My favorite natural sleep remedies are:
Metagenics Somnolin:
Vitamin B6 (as pyridoxine HCl) 40 mg
Folate (as L-5-methyl tetrahydrofolate†) 400 mcg
Vitamin B12 (as methylcobalamin) 500 mcg
L-5-Hydroxytryptophan (L-5-HTP from Griffonia simplicifolia) 200 mg
L-Theanine 200 mg
Metagenics MyocalmPM
•Calcium (as calcium lactate) 75 mg
•Magnesium (as magnesium citrate) 150 mg
Herbs:
•Passionflower Flower 5.5:1 Extract (Passiflora incarnata) 60 mg
•Valerian Root Extract (Valeriana officinalis) 30 mg
•Hops Cone 7.5:1 Extract (Humulus lupulus) 60 mg
•Lemon Balm Leaf 5:1 Extract (Melissa officinalis) 150 mg
Metagenics Benesom
Casein Tryptic Hydrolysate† 75 mg
Melatonin 1 mg
Passionflower Flower 5.5:1 Extract (Passiflora incarnata) 300 mg
Magnesium and calcium
Magnesium and calcium are both sleep boosters, and when taken together they become even more effective. Plus, by taking magnesium you cancel out any potential heart problems that might arise from taking calcium alone. Take 200-300 milligrams of magnesium (you can lower the dose if it causes diarrhea) and 600 milligrams of calcium each night.
Lemon Balm
Several studies have found that lemon balm combined with other calming herbs (such as valerian, hops, and chamomile) helps reduce anxiety and promote sleep.
Hops
Beer fans are already familiar with the calming effect of hops, the female flowers used in beer making. For sleep purposes, this extract has been widely used as a mild sedative for anxiety and insomnia.

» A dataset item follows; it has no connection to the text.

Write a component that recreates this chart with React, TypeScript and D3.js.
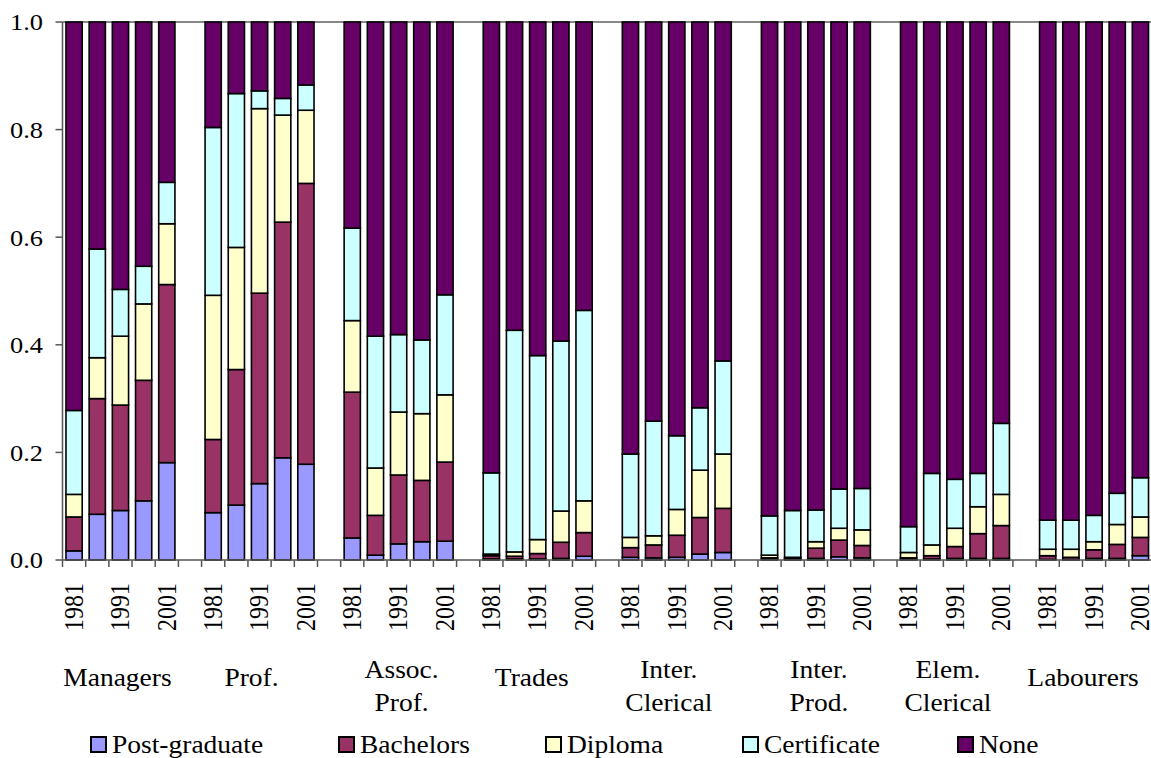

Take 30 to 120 milligrams before climbing under the covers.
Aromatherapy
Lavender is the trick here, as studies have proven that it aids in sleep. It's also an inexpensive, nontoxic way to slip into a peaceful slumber. Find a spray with real lavender and spritz it on your pillow before bedtime, or buy a lavender-filled pillow.
Melatonin
Melatonin is the hormone that controls sleep, so it's no wonder that it naturally induces sleep. Studies show that lower doses are more effective -- plus, there's concern that too-high doses could cause toxicity as well as raise the risk of depression or infertility.
Passion flower
Has a mild sedative effect that encourages sleep. This property has been well-substantiated in numerous studies on animals and humans. Nervous symptoms and cramps that inhibit sleep are alleviated by ingestion of the herb, and leading quickly to restful uninterrupted and deep sleep.
Yoga and Meditation
Choose gentle yoga or stretching, not vigorous power or ashtanga yoga, which could energize you instead. Try easy yoga stretches in bed followed by simple meditation. Close your eyes and, for 5 to 10 minutes, pay attention to nothing but your breathing.
L-theanine
This amino acid comes from green tea, and not only helps maintain a calm alertness during the day but also a deeper sleep at night. However, green tea doesn't contain enough L-theanine to significantly boost your REM cycles, and might make you wake up to go to the bathroom. Instead, buy pure, active L-theanine(some brands have inactive forms of theanine that block the effectiveness), and take 50 to 200 milligrams at bedtime.
Valerian
Valerian is one of the most common sleep remedies for insomnia. Numerous studies have found that valerian improves deep sleep, speed of falling asleep, and overall quality of sleep. However, it's most effective when used over a longer period of time. Keep in mind that about 10 percent of the people who use it actually feel energized, which may keep them awake. If that happens to you, take valerian during the day. Otherwise, take 200 to 800 milligrams before bed.
Wild lettuce
If you've suffered anxiety, headaches, or muscle or joint pain, you might already be familiar with wild lettuce. It's also effective at calming restlessness and reducing anxiety, and may even quell restless legs syndrome. When using a wild-lettuce supplement, take 30 to 120 milligrams before bed.